Filed by NinjaDoll on November 6th, 2007
For almost all of our adult lives, my sister and I have lived in separate states, both in body and in mind. She left home fairly young, had two awesome cherubs, lost a career, finished some college, found another career. I stayed close to home after landing the career of my dreams, attended parties and premieres, rubbed shoulders with the rich and famous, and eventually knocked out my own cherub. We’d see each other in passing either during my visits or hers. But those were few and far between. Phone calls were lean and letter writing was virtually non-existent (which made me grateful for IMs). We weren’t close in the conventional sense, but we had survived a really rugged childhood. We are veterans of the war of growing up the way we grew up. It’s the way of siblings.
For a couple of years almost two decades ago, we lived about an hour from each other. Her first cherub was four and her second cherub was simmering but our lives were fairly disconnected. She was a mom and I was infernally busy. I’d abscond with her cherub so she could have some time off now and then, or I’d come over for the various home sales parties she threw or hosted, but other than that we weren’t really able to hang out and be adults together. Not much.
I arrived here emotionally drained over leaving my previous position, wondering if I still had it in me to helm another team and make a difference in a larger, less closely held company. The one thing that had cinched the deal was knowing that I could finally spend time with her. As I had grown sicker it became important to me to get nearer to her for some inexplicable reason. I missed her, I think. When you’re feeling frail, you look for something to anchor you and make you stronger. I was excited about it, albeit a teensy bit unnerved.
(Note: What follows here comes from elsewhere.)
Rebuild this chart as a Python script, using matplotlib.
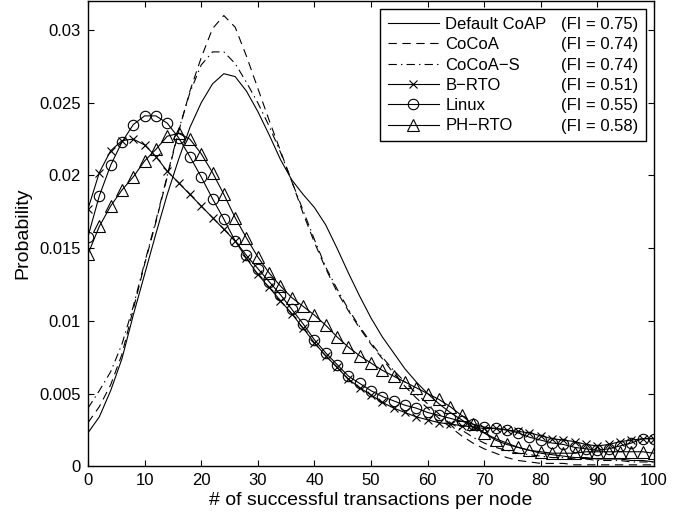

She was my guiding light from the moment I got off the plane, hesitant, wondering whether the two of us would get along living and working in such relative nearness. We’re so different, you see. But not so different, as it turns out. In spite of all the time apart, we have a common vocabulary of emotion, intelligence, ethic. You know what that means. Sometimes you just can’t get it out of you in Human terms; it’s divine to have someone who understands you even when you can’t finish a sentence or find the right word. We have vastly different phobias bred from the same environment. She won’t share food from her plate. I won’t fly without Xanax and a vodka chaser. We get that about each other. Our angsts are accepted and understood.
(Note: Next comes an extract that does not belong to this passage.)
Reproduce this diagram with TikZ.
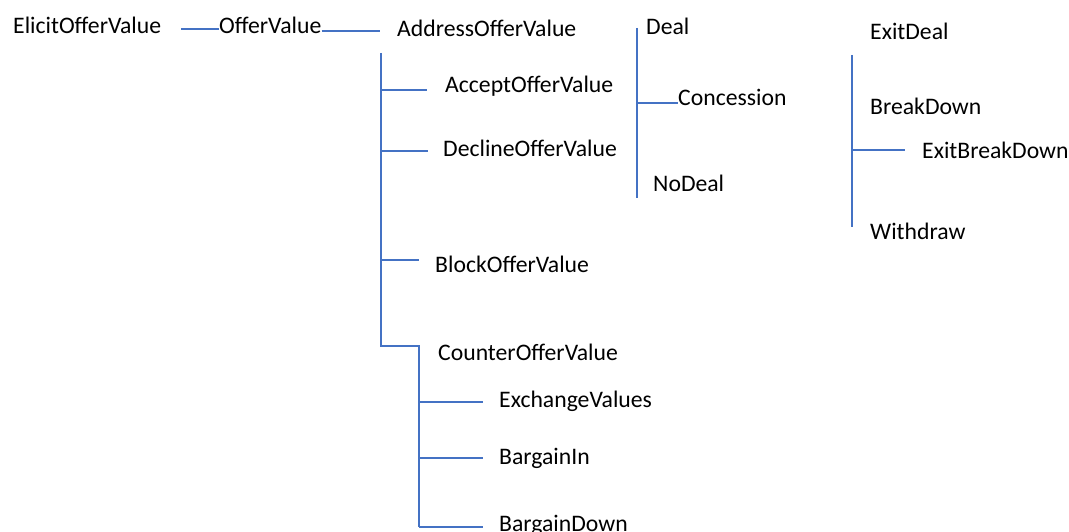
\documentclass[tikz,border=0pt]{standalone}
\usepackage{fontspec}
\setmainfont{Carlito}
\usepackage{xcolor}
\definecolor{branchBlue}{RGB}{68,114,196}
\newcommand{\treeFont}{\fontsize{23.7}{28}\selectfont}
\newcommand{\branchWidth}{1.6pt}
\tikzset{
  leaf/.style={anchor=base west, inner sep=0pt, font=\treeFont, text=black},
  branch/.style={draw=branchBlue, line width=\branchWidth},
}

\begin{document}
\begin{tikzpicture}[x=1pt, y=-1pt]
\useasboundingbox (0,0) rectangle (1069,532);

% offer value labels
\node[leaf] (elicit) at (13,34) {ElicitOfferValue};
\node[leaf] (offer) at (219,34) {OfferValue};
\node[leaf] (address) at (397,37) {AddressOfferValue};
\node[leaf] (accept) at (445,93) {AcceptOfferValue};
\node[leaf] (decline) at (443,157) {DeclineOfferValue};
\node[leaf] (block) at (435,272) {BlockOfferValue};
\node[leaf] (counter) at (438,360) {CounterOfferValue};
\node[leaf] (exchange) at (499,407) {ExchangeValues};
\node[leaf] (bargainIn) at (499,464) {BargainIn};
\node[leaf] (bargainDown) at (499,531) {BargainDown};
\node[leaf] (deal) at (646,35) {Deal};
\node[leaf] (concession) at (678,106) {Concession};
\node[leaf] (noDeal) at (653,192) {NoDeal};
\node[leaf] (exitDeal) at (870,40) {ExitDeal};
\node[leaf] (breakDown) at (870,115) {BreakDown};
\node[leaf] (exitBreakDown) at (922,159) {ExitBreakDown};
\node[leaf] (withdraw) at (870,240) {Withdraw};

% trunk ends
\coordinate (elicitOut) at (181,29);
\coordinate (addressIn) at (380,31);
\coordinate (addressTop) at (381,53);
\coordinate (addressBot) at (381,346);
\coordinate (counterTop) at (419,346);
\coordinate (counterBot) at (419,527);
\coordinate (dealTop) at (637,28);
\coordinate (dealBot) at (637,198);
\coordinate (exitTop) at (852,55);
\coordinate (exitBot) at (852,227);

% branch ends
\coordinate (acceptIn) at (427,90);
\coordinate (declineIn) at (428,151);
\coordinate (blockIn) at (419,260);
\coordinate (exchangeIn) at (483,402);
\coordinate (bargainInIn) at (483,458);
\coordinate (bargainDownIn) at (483,527);
\coordinate (concessionIn) at (678,103);
\coordinate (exitBreakDownIn) at (905,150);

\draw[branch] (elicitOut) -- (offer.west |- elicitOut);
\draw[branch] (offer.east |- addressIn) -- (addressIn);

\draw[branch] (addressTop) -- (addressBot) -- (counterTop) -- (counterBot);
\draw[branch] (addressTop |- acceptIn) -- (acceptIn);
\draw[branch] (addressTop |- declineIn) -- (declineIn);
\draw[branch] (addressTop |- blockIn) -- (blockIn);

\draw[branch] (counterTop |- exchangeIn) -- (exchangeIn);
\draw[branch] (counterTop |- bargainInIn) -- (bargainInIn);
\draw[branch] (counterTop |- bargainDownIn) -- (bargainDownIn);

\draw[branch] (dealTop) -- (dealBot);
\draw[branch] (dealTop |- concessionIn) -- (concessionIn);

\draw[branch] (exitTop) -- (exitBot);
\draw[branch] (exitTop |- exitBreakDownIn) -- (exitBreakDownIn);
\end{tikzpicture}
\end{document}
We got to do a lot of things that we weren’t able to do during the rest of our lives: swap cars, borrow tools, buy each other lunches and dinners, relax in the company of great mutual friends, escape from everything else around us and sit in restaurants pouring our grief out to Broos while we gulped down steaks. We shopped together, we talked together, we bickered with each other, we supported each other. We dealt with our mom together. Who knew we were capable? Certainly not us!
In the past year I have gotten a little healthier and a lot less frenetic. I attribute much of my ability to calm down (yes, truly, I am very calm) to her. I haven’t laughed as much or contemplated our history as much as I have in the past twelve months. Memories freed themselves from behind sealed walls and they weren’t all bad. I could understand some things about myself by watching and listening to her. I grew to absolutely adore the woman that used to be my little sister. I wish I had missed less of her life.
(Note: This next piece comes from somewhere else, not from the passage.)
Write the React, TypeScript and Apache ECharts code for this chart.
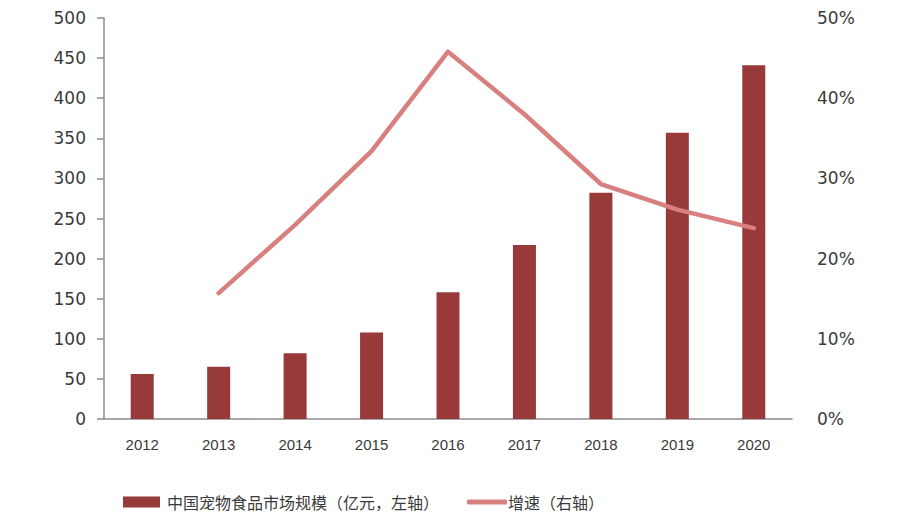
import React, { useEffect, useRef } from "react";
import * as echarts from "echarts";

const years = ["2012", "2013", "2014", "2015", "2016", "2017", "2018", "2019", "2020"];
const marketSize = [56, 65, 82, 108, 158, 217, 282, 357, 441];
const growthRate = [null, 15.7, 24.2, 33.4, 45.8, 38.0, 29.3, 26.1, 23.8];
const barName = "中国宠物食品市场规模（亿元，左轴）";
const lineName = "增速（右轴）";

export default function App() {
  const ref = useRef<HTMLDivElement>(null);
  useEffect(() => {
    if (!ref.current) return;
    const chart = echarts.init(ref.current, null, { renderer: "svg" });
    const axisColor = "#8c8c8c";
    const textColor = "#3a3a3a";
    chart.setOption({
      animation: false,
      grid: { left: 104, right: 108, top: 18, bottom: 103 },
      legend: [
        {
          data: [barName],
          left: 118,
          top: 489,
          itemWidth: 37,
          itemHeight: 11,
          itemGap: 0,
          icon: "rect",
          textStyle: { fontSize: 16, color: textColor, fontFamily: "Noto Sans CJK SC", padding: [0, 0, 0, 2] },
        },
        {
          data: [{ name: lineName, icon: "roundRect" }],
          left: 462,
          top: 489,
          itemWidth: 40,
          itemHeight: 5,
          textStyle: { fontSize: 16, color: textColor, fontFamily: "Noto Sans CJK SC", padding: [0, 0, 0, -4] },
        },
      ],
      xAxis: {
        type: "category",
        data: years,
        boundaryGap: true,
        axisLine: { lineStyle: { color: axisColor, width: 1.5 } },
        axisTick: { alignWithLabel: true, length: 5, lineStyle: { color: axisColor, width: 1.5 } },
        axisLabel: { fontSize: 15, color: textColor, margin: 18, fontFamily: "Liberation Sans" },
      },
      yAxis: [
        {
          type: "value",
          min: 0,
          max: 500,
          interval: 50,
          axisLine: { show: true, lineStyle: { color: axisColor, width: 1.5 } },
          axisTick: { show: true, length: 7, lineStyle: { color: axisColor, width: 1.5 } },
          splitLine: { show: false },
          axisLabel: { fontSize: 17, color: textColor, margin: 18, fontFamily: "DejaVu Sans" },
        },
        {
          type: "value",
          min: 0,
          max: 50,
          interval: 10,
          position: "right",
          axisLine: { show: false },
          axisTick: { show: false },
          splitLine: { show: false },
          axisLabel: { fontSize: 17, color: textColor, margin: 25, fontFamily: "DejaVu Sans", formatter: "{value}%" },
        },
      ],
      series: [
        {
          name: barName,
          type: "bar",
          data: marketSize,
          barWidth: 23,
          itemStyle: { color: "#983a3a" },
        },
        {
          name: lineName,
          type: "line",
          yAxisIndex: 1,
          data: growthRate,
          symbol: "none",
          showSymbol: false,
          lineStyle: { color: "#d88080", width: 4.5, cap: "round", join: "round" },
          itemStyle: { color: "#d88080" },
        },
      ],
    });
    return () => chart.dispose();
  }, []);
  return <div ref={ref} style={{ width: 900, height: 522, position: "absolute", left: 0, top: 0 }} />;
}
There’s something to be said for loving those who share the same DNA. It is a more satisfying, more intense kind of love than one can share with anyone other than one’s kids. Mom was right. All we really have is each other, all the way down to the cellular level.
So of late, as she’s been making plans to move again, I’ve been quietly accepting and wholly supportive. She needs to pursue her happiness the same way any of us do. I worried over her stress and tried to insert some levity into her last few weeks here. She got weepy a lot. I made it a point not to get that way myself.
But I’m sad. Very sad. And I’m going to miss her when she moves. She’s my sister, after all. A damned fine person, too. I’m mightily proud of her and wish I could bask in her uniqueness forever.